FAO Forestry country profiles - natural woody vegetation
Shrubs
The coastal thicket and grassland zone extends from Takoradi eastwards along the coast (except for the strand and mangrove zone) in a belt widening inland until the lower west bank of the river Volta is reached. It coincides with an area of low rainfall (annual average of about 850 mm). In the west, from Sekondi to Winneba, the vegetation is predominantly dense thicket, 3.5 to 6 m high, with taller scattered trees of Antiaris africana and Sterculia tragacantha. Small patches of grass savanna occur. Shrubs and small trees are Baphia nitida, Dichapetalum flexuosum and Hymenostegia afzelii. This thicket does yield firewood, though in small sizes, for the local population.

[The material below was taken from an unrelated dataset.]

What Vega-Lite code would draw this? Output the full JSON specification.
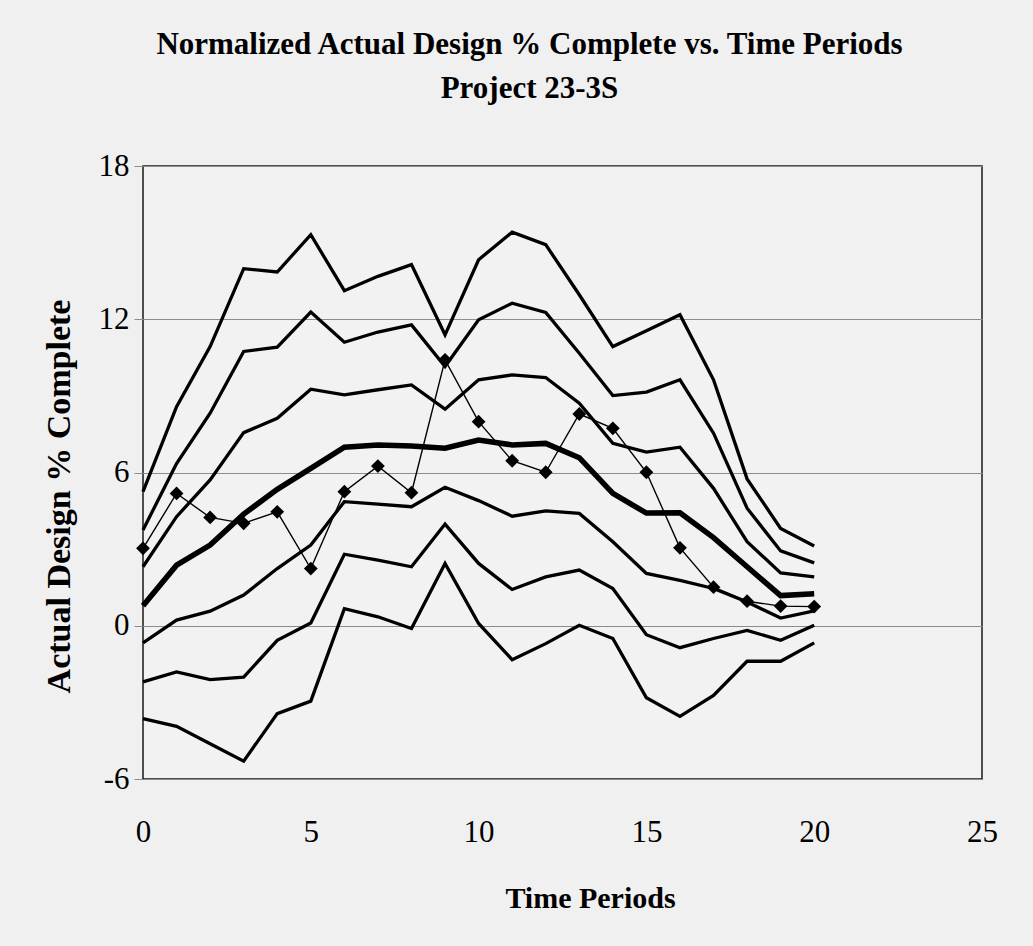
{
  "$schema": "https://vega.github.io/schema/vega-lite/v6.json",
  "width": 839,
  "height": 613,
  "autosize": {"type": "none"},
  "padding": {"left": 143, "top": 166, "right": 51, "bottom": 167},
  "background": "#f0f0f0",
  "config": {
    "view": {"stroke": "#1a1a1a", "strokeWidth": 1.5, "fill": "#f2f2f2"},
    "font": "Liberation Serif",
    "title": {"font": "Liberation Serif", "fontWeight": "bold", "fontSize": 31, "lineHeight": 44, "color": "#000000"},
    "axis": {"labelFont": "Liberation Serif", "titleFont": "Liberation Serif", "labelColor": "#000000", "titleColor": "#000000"}
  },
  "title": {
    "text": ["Normalized Actual Design % Complete vs. Time Periods", "Project 23-3S"],
    "anchor": "middle",
    "dx": -33,
    "offset": 45
  },
  "data": {
    "values": [
      {"t": 0, "s": "U3", "v": 5.25}, {"t": 1, "s": "U3", "v": 8.58}, {"t": 2, "s": "U3", "v": 10.93}, {"t": 3, "s": "U3", "v": 13.98}, {"t": 4, "s": "U3", "v": 13.85}, {"t": 5, "s": "U3", "v": 15.31}, {"t": 6, "s": "U3", "v": 13.12}, {"t": 7, "s": "U3", "v": 13.68}, {"t": 8, "s": "U3", "v": 14.14}, {"t": 9, "s": "U3", "v": 11.39}, {"t": 10, "s": "U3", "v": 14.33}, {"t": 11, "s": "U3", "v": 15.41}, {"t": 12, "s": "U3", "v": 14.92}, {"t": 13, "s": "U3", "v": 12.96}, {"t": 14, "s": "U3", "v": 10.93}, {"t": 15, "s": "U3", "v": 11.55}, {"t": 16, "s": "U3", "v": 12.18}, {"t": 17, "s": "U3", "v": 9.63}, {"t": 18, "s": "U3", "v": 5.75}, {"t": 19, "s": "U3", "v": 3.81}, {"t": 20, "s": "U3", "v": 3.12},
      {"t": 0, "s": "U2", "v": 3.75}, {"t": 1, "s": "U2", "v": 6.35}, {"t": 2, "s": "U2", "v": 8.32}, {"t": 3, "s": "U2", "v": 10.74}, {"t": 4, "s": "U2", "v": 10.91}, {"t": 5, "s": "U2", "v": 12.28}, {"t": 6, "s": "U2", "v": 11.1}, {"t": 7, "s": "U2", "v": 11.5}, {"t": 8, "s": "U2", "v": 11.78}, {"t": 9, "s": "U2", "v": 10.15}, {"t": 10, "s": "U2", "v": 11.98}, {"t": 11, "s": "U2", "v": 12.63}, {"t": 12, "s": "U2", "v": 12.27}, {"t": 13, "s": "U2", "v": 10.67}, {"t": 14, "s": "U2", "v": 9.01}, {"t": 15, "s": "U2", "v": 9.15}, {"t": 16, "s": "U2", "v": 9.63}, {"t": 17, "s": "U2", "v": 7.54}, {"t": 18, "s": "U2", "v": 4.6}, {"t": 19, "s": "U2", "v": 2.93}, {"t": 20, "s": "U2", "v": 2.46},
      {"t": 0, "s": "U1", "v": 2.31}, {"t": 1, "s": "U1", "v": 4.27}, {"t": 2, "s": "U1", "v": 5.71}, {"t": 3, "s": "U1", "v": 7.56}, {"t": 4, "s": "U1", "v": 8.12}, {"t": 5, "s": "U1", "v": 9.26}, {"t": 6, "s": "U1", "v": 9.04}, {"t": 7, "s": "U1", "v": 9.24}, {"t": 8, "s": "U1", "v": 9.43}, {"t": 9, "s": "U1", "v": 8.48}, {"t": 10, "s": "U1", "v": 9.63}, {"t": 11, "s": "U1", "v": 9.82}, {"t": 12, "s": "U1", "v": 9.72}, {"t": 13, "s": "U1", "v": 8.71}, {"t": 14, "s": "U1", "v": 7.14}, {"t": 15, "s": "U1", "v": 6.8}, {"t": 16, "s": "U1", "v": 6.99}, {"t": 17, "s": "U1", "v": 5.38}, {"t": 18, "s": "U1", "v": 3.29}, {"t": 19, "s": "U1", "v": 2.07}, {"t": 20, "s": "U1", "v": 1.91},
      {"t": 0, "s": "Mean", "v": 0.78}, {"t": 1, "s": "Mean", "v": 2.37}, {"t": 2, "s": "Mean", "v": 3.16}, {"t": 3, "s": "Mean", "v": 4.37}, {"t": 4, "s": "Mean", "v": 5.34}, {"t": 5, "s": "Mean", "v": 6.16}, {"t": 6, "s": "Mean", "v": 6.99}, {"t": 7, "s": "Mean", "v": 7.08}, {"t": 8, "s": "Mean", "v": 7.04}, {"t": 9, "s": "Mean", "v": 6.95}, {"t": 10, "s": "Mean", "v": 7.27}, {"t": 11, "s": "Mean", "v": 7.08}, {"t": 12, "s": "Mean", "v": 7.14}, {"t": 13, "s": "Mean", "v": 6.58}, {"t": 14, "s": "Mean", "v": 5.18}, {"t": 15, "s": "Mean", "v": 4.41}, {"t": 16, "s": "Mean", "v": 4.42}, {"t": 17, "s": "Mean", "v": 3.45}, {"t": 18, "s": "Mean", "v": 2.31}, {"t": 19, "s": "Mean", "v": 1.18}, {"t": 20, "s": "Mean", "v": 1.25},
      {"t": 0, "s": "L1", "v": -0.67}, {"t": 1, "s": "L1", "v": 0.22}, {"t": 2, "s": "L1", "v": 0.57}, {"t": 3, "s": "L1", "v": 1.2}, {"t": 4, "s": "L1", "v": 2.24}, {"t": 5, "s": "L1", "v": 3.16}, {"t": 6, "s": "L1", "v": 4.86}, {"t": 7, "s": "L1", "v": 4.76}, {"t": 8, "s": "L1", "v": 4.66}, {"t": 9, "s": "L1", "v": 5.42}, {"t": 10, "s": "L1", "v": 4.9}, {"t": 11, "s": "L1", "v": 4.29}, {"t": 12, "s": "L1", "v": 4.5}, {"t": 13, "s": "L1", "v": 4.4}, {"t": 14, "s": "L1", "v": 3.29}, {"t": 15, "s": "L1", "v": 2.05}, {"t": 16, "s": "L1", "v": 1.78}, {"t": 17, "s": "L1", "v": 1.46}, {"t": 18, "s": "L1", "v": 0.93}, {"t": 19, "s": "L1", "v": 0.3}, {"t": 20, "s": "L1", "v": 0.58},
      {"t": 0, "s": "L2", "v": -2.2}, {"t": 1, "s": "L2", "v": -1.81}, {"t": 2, "s": "L2", "v": -2.11}, {"t": 3, "s": "L2", "v": -2.01}, {"t": 4, "s": "L2", "v": -0.57}, {"t": 5, "s": "L2", "v": 0.11}, {"t": 6, "s": "L2", "v": 2.8}, {"t": 7, "s": "L2", "v": 2.57}, {"t": 8, "s": "L2", "v": 2.31}, {"t": 9, "s": "L2", "v": 3.98}, {"t": 10, "s": "L2", "v": 2.44}, {"t": 11, "s": "L2", "v": 1.42}, {"t": 12, "s": "L2", "v": 1.91}, {"t": 13, "s": "L2", "v": 2.18}, {"t": 14, "s": "L2", "v": 1.46}, {"t": 15, "s": "L2", "v": -0.35}, {"t": 16, "s": "L2", "v": -0.86}, {"t": 17, "s": "L2", "v": -0.5}, {"t": 18, "s": "L2", "v": -0.18}, {"t": 19, "s": "L2", "v": -0.57}, {"t": 20, "s": "L2", "v": 0.02},
      {"t": 0, "s": "L3", "v": -3.64}, {"t": 1, "s": "L3", "v": -3.94}, {"t": 2, "s": "L3", "v": -4.62}, {"t": 3, "s": "L3", "v": -5.3}, {"t": 4, "s": "L3", "v": -3.44}, {"t": 5, "s": "L3", "v": -2.95}, {"t": 6, "s": "L3", "v": 0.67}, {"t": 7, "s": "L3", "v": 0.35}, {"t": 8, "s": "L3", "v": -0.11}, {"t": 9, "s": "L3", "v": 2.44}, {"t": 10, "s": "L3", "v": 0.09}, {"t": 11, "s": "L3", "v": -1.33}, {"t": 12, "s": "L3", "v": -0.7}, {"t": 13, "s": "L3", "v": 0.02}, {"t": 14, "s": "L3", "v": -0.5}, {"t": 15, "s": "L3", "v": -2.82}, {"t": 16, "s": "L3", "v": -3.55}, {"t": 17, "s": "L3", "v": -2.73}, {"t": 18, "s": "L3", "v": -1.39}, {"t": 19, "s": "L3", "v": -1.39}, {"t": 20, "s": "L3", "v": -0.67},
      {"t": 0, "s": "Actual", "v": 3.03}, {"t": 1, "s": "Actual", "v": 5.18}, {"t": 2, "s": "Actual", "v": 4.24}, {"t": 3, "s": "Actual", "v": 4.01}, {"t": 4, "s": "Actual", "v": 4.46}, {"t": 5, "s": "Actual", "v": 2.24}, {"t": 6, "s": "Actual", "v": 5.25}, {"t": 7, "s": "Actual", "v": 6.25}, {"t": 8, "s": "Actual", "v": 5.21}, {"t": 9, "s": "Actual", "v": 10.41}, {"t": 10, "s": "Actual", "v": 7.99}, {"t": 11, "s": "Actual", "v": 6.46}, {"t": 12, "s": "Actual", "v": 6.01}, {"t": 13, "s": "Actual", "v": 8.29}, {"t": 14, "s": "Actual", "v": 7.73}, {"t": 15, "s": "Actual", "v": 6.01}, {"t": 16, "s": "Actual", "v": 3.05}, {"t": 17, "s": "Actual", "v": 1.51}, {"t": 18, "s": "Actual", "v": 0.96}, {"t": 19, "s": "Actual", "v": 0.77}, {"t": 20, "s": "Actual", "v": 0.75}
    ]
  },
  "encoding": {
    "x": {
      "field": "t", "type": "quantitative",
      "scale": {"domain": [0, 25], "nice": false},
      "axis": {
        "title": "Time Periods", "values": [0, 5, 10, 15, 20, 25], "grid": false, "ticks": false, "tickSize": 0, "domain": false,
        "labelFontSize": 31, "labelPadding": 38, "labelFlush": false,
        "titleFontSize": 30, "titleFontWeight": "bold", "titleX": 447, "titleY": 119, "titleBaseline": "middle"
      }
    },
    "y": {
      "field": "v", "type": "quantitative",
      "scale": {"domain": [-6, 18], "nice": false},
      "axis": {
        "title": "Actual Design % Complete", "values": [-6, 0, 6, 12, 18], "grid": true, "gridColor": "#8c8c8c", "gridWidth": 1,
        "domain": false, "ticks": true, "tickSize": 9, "tickColor": "#8c8c8c", "tickWidth": 1,
        "labelFontSize": 31, "labelPadding": 5, "labelFlush": false, "labelExpr": "'' + datum.value",
        "titleFontSize": 34, "titleFontWeight": "bold", "titleX": -84, "titleY": 330, "titleBaseline": "middle", "titleAngle": 270
      }
    }
  },
  "layer": [
    {
      "transform": [{"filter": "datum.s !== 'Mean' && datum.s !== 'Actual'"}],
      "mark": {"type": "line", "color": "#000000", "strokeWidth": 3.3, "strokeJoin": "miter"},
      "encoding": {"detail": {"field": "s"}}
    },
    {
      "transform": [{"filter": "datum.s === 'Mean'"}],
      "mark": {"type": "line", "color": "#000000", "strokeWidth": 5.5, "strokeJoin": "miter"}
    },
    {
      "transform": [{"filter": "datum.s === 'Actual'"}],
      "mark": {"type": "line", "color": "#000000", "strokeWidth": 1.4}
    },
    {
      "transform": [{"filter": "datum.s === 'Actual'"}],
      "mark": {"type": "point", "shape": "diamond", "filled": true, "color": "#000000", "size": 190, "opacity": 1}
    }
  ]
}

Behind Winneba the extant of the grassland increases and from Accra to the Volta the vegetation is predominantly grassland with small clumps of scrub, in certain areas strictly restricted to termite pounds. The characteristic tree of the Accra plains is Elaeophorcia drupifera, Shrubs are Abutilon spp., Allophyllus warneckei, Cassia mimosoides, Fluggea virosa and Grewia carpinifolia. Irrigated farming is relatively widespread in this belt.
On the sandy foreshore, above high water mark, are such shrubs as Baphia nitida, Grewia spp. and Triumfetta rhomboidea.